+++ Information given +++
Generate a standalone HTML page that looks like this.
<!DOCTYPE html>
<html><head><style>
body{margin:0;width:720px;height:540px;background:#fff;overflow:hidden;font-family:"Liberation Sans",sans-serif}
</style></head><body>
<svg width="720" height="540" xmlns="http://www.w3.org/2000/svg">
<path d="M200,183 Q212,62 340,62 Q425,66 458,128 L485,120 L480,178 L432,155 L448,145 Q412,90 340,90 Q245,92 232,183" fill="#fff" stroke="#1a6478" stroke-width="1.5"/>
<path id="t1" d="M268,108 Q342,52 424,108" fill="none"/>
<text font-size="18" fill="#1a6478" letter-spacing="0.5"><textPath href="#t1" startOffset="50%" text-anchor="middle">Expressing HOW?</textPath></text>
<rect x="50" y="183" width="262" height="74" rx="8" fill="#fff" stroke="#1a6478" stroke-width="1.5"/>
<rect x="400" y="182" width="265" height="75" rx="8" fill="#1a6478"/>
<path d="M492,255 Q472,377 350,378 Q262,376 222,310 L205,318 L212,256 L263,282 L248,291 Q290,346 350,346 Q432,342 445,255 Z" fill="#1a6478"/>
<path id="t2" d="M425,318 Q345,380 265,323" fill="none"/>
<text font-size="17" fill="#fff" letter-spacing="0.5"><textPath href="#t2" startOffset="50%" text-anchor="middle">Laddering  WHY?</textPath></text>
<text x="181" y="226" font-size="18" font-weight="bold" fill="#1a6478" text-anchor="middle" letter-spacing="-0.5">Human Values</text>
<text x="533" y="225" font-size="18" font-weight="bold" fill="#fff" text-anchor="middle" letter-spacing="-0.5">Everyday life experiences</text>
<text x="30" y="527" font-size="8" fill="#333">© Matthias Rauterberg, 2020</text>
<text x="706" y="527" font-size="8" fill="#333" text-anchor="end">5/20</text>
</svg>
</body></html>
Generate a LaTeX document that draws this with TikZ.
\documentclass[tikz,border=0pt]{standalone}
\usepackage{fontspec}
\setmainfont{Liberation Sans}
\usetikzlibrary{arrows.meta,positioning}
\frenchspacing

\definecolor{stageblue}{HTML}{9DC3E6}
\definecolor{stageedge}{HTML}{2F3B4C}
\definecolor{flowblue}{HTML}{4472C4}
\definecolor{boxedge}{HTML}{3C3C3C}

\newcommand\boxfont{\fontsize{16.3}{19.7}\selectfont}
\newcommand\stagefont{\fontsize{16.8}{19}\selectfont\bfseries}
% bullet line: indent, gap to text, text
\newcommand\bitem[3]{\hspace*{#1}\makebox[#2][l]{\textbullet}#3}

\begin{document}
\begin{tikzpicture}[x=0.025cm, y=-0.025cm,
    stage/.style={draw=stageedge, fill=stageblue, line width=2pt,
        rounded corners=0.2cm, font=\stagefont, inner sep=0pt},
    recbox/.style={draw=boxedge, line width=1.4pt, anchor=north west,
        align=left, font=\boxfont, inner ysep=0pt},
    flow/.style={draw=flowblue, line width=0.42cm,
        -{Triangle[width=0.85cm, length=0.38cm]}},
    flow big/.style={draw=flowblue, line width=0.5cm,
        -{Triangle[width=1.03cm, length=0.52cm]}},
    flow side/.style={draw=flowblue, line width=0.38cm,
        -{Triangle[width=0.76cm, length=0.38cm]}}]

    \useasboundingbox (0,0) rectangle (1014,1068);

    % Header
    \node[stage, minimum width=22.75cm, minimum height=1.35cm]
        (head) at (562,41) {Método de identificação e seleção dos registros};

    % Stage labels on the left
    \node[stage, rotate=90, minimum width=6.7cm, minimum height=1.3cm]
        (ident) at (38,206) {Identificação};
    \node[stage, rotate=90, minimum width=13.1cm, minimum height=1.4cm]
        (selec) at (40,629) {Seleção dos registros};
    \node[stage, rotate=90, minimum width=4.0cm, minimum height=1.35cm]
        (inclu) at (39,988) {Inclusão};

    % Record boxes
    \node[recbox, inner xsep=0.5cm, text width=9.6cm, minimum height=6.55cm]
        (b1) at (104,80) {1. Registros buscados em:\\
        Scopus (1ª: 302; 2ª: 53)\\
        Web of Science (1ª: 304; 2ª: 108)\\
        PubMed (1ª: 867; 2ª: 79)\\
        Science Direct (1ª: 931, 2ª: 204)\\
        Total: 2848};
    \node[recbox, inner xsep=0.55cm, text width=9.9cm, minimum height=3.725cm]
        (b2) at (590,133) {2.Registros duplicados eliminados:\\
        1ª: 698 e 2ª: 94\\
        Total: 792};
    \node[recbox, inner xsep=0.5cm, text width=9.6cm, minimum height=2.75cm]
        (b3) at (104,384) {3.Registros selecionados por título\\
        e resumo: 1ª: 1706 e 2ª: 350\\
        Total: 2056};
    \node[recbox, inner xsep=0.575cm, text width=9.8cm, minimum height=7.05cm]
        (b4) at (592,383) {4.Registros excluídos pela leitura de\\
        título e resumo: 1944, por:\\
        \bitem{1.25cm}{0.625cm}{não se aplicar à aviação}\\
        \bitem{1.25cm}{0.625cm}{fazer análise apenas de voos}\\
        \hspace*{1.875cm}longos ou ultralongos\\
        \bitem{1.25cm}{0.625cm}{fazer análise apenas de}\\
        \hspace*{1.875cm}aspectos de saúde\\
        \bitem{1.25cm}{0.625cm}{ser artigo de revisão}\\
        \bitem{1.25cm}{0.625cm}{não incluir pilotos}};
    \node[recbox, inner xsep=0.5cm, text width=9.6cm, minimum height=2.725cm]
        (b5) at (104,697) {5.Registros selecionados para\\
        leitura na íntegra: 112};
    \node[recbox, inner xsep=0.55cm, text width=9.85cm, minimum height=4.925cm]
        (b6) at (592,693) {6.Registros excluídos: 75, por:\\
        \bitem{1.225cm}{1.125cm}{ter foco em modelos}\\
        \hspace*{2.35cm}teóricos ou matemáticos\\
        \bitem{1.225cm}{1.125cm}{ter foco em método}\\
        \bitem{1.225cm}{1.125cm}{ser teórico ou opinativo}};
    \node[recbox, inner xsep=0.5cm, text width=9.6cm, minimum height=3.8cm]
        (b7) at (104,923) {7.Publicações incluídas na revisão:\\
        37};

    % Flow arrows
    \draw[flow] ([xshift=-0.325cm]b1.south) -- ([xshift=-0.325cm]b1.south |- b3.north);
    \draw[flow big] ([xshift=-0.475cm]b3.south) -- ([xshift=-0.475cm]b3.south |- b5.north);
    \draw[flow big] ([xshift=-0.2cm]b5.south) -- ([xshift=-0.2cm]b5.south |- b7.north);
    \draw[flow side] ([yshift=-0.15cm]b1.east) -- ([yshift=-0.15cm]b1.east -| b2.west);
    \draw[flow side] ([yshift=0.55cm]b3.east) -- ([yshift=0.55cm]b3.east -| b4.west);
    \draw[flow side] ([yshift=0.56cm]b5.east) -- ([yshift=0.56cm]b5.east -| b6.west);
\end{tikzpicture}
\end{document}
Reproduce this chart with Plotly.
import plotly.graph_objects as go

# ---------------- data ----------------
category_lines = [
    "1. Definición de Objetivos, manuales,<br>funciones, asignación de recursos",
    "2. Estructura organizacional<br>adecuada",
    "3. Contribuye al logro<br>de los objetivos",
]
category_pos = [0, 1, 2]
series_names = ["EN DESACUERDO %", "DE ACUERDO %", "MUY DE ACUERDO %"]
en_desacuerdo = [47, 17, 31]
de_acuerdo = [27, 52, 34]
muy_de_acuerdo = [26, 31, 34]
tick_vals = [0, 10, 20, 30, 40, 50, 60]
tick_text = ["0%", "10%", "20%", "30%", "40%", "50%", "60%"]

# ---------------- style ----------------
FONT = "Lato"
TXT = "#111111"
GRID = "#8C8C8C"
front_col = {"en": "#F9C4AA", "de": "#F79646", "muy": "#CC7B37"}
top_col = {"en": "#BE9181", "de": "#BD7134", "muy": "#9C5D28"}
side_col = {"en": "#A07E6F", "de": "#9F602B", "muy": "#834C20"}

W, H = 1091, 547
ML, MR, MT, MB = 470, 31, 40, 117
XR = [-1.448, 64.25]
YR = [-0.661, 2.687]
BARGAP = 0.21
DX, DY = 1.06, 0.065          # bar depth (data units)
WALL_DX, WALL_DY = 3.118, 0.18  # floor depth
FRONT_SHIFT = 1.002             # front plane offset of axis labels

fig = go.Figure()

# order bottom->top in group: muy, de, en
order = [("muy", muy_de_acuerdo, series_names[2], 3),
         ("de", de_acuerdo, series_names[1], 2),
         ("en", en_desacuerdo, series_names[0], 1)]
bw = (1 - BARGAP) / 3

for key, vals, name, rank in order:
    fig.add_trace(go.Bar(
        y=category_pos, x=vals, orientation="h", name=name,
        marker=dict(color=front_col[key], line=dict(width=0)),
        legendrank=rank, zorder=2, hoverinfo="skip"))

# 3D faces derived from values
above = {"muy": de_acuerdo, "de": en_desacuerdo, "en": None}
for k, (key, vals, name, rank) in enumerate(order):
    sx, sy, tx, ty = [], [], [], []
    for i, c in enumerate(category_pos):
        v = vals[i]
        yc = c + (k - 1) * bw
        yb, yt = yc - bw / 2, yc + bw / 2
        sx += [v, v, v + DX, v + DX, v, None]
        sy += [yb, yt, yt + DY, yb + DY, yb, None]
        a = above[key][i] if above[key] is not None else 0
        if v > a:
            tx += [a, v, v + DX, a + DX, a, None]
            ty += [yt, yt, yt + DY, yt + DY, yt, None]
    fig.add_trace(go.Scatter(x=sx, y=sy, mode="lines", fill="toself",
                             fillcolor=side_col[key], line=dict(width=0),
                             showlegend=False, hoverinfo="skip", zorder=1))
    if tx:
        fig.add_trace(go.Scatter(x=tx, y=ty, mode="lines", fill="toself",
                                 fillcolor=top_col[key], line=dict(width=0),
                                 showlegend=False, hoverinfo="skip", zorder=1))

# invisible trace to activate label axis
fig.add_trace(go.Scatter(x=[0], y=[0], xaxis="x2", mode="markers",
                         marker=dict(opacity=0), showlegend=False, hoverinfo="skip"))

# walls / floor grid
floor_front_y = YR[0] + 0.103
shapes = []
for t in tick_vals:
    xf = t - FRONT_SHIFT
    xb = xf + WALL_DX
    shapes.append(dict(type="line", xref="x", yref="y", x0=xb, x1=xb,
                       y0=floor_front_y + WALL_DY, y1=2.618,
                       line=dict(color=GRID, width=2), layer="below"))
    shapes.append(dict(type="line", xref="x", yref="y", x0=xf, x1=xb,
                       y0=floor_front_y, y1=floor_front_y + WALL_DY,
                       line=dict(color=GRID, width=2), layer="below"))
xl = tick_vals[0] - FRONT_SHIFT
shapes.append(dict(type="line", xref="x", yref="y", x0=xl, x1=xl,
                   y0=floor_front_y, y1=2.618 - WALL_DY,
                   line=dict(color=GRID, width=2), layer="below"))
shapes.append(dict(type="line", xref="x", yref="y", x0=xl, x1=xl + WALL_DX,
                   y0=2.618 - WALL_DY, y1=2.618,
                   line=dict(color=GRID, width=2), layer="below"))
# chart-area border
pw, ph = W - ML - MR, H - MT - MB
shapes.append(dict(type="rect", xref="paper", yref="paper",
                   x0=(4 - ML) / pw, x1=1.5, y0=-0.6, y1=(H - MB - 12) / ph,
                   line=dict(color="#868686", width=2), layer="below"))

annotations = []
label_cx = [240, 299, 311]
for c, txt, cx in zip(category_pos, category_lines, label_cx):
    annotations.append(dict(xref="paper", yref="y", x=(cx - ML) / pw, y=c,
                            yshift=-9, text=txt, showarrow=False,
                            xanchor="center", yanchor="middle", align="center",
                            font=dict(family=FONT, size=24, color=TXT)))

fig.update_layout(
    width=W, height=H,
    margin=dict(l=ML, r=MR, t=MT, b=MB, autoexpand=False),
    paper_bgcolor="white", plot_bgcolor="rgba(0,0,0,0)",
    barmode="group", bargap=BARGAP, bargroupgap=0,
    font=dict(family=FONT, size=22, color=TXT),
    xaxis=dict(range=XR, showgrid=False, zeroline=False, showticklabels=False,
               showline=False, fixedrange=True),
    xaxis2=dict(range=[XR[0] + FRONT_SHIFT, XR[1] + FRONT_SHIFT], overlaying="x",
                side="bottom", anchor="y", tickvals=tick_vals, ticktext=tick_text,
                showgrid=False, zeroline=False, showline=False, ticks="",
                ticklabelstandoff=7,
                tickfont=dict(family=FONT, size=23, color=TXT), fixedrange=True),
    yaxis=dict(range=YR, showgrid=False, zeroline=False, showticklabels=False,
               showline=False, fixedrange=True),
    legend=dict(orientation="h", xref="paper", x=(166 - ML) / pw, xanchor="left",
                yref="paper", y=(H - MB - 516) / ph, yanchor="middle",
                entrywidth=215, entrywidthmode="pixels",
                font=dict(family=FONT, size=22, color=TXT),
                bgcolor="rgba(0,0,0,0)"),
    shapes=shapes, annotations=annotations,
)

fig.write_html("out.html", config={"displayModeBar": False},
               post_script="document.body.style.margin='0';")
+++
### Task statement
The lines to extract from the data above begin with the line containing "Generate a LaTeX" and end with the line containing "(head) at (562,41)". Extract them exactly, including both.

### Worked answer
Generate a LaTeX document that draws this with TikZ.
\documentclass[tikz,border=0pt]{standalone}
\usepackage{fontspec}
\setmainfont{Liberation Sans}
\usetikzlibrary{arrows.meta,positioning}
\frenchspacing

\definecolor{stageblue}{HTML}{9DC3E6}
\definecolor{stageedge}{HTML}{2F3B4C}
\definecolor{flowblue}{HTML}{4472C4}
\definecolor{boxedge}{HTML}{3C3C3C}

\newcommand\boxfont{\fontsize{16.3}{19.7}\selectfont}
\newcommand\stagefont{\fontsize{16.8}{19}\selectfont\bfseries}
% bullet line: indent, gap to text, text
\newcommand\bitem[3]{\hspace*{#1}\makebox[#2][l]{\textbullet}#3}

\begin{document}
\begin{tikzpicture}[x=0.025cm, y=-0.025cm,
    stage/.style={draw=stageedge, fill=stageblue, line width=2pt,
        rounded corners=0.2cm, font=\stagefont, inner sep=0pt},
    recbox/.style={draw=boxedge, line width=1.4pt, anchor=north west,
        align=left, font=\boxfont, inner ysep=0pt},
    flow/.style={draw=flowblue, line width=0.42cm,
        -{Triangle[width=0.85cm, length=0.38cm]}},
    flow big/.style={draw=flowblue, line width=0.5cm,
        -{Triangle[width=1.03cm, length=0.52cm]}},
    flow side/.style={draw=flowblue, line width=0.38cm,
        -{Triangle[width=0.76cm, length=0.38cm]}}]

    \useasboundingbox (0,0) rectangle (1014,1068);

    % Header
    \node[stage, minimum width=22.75cm, minimum height=1.35cm]
        (head) at (562,41) {Método de identificação e seleção dos registros};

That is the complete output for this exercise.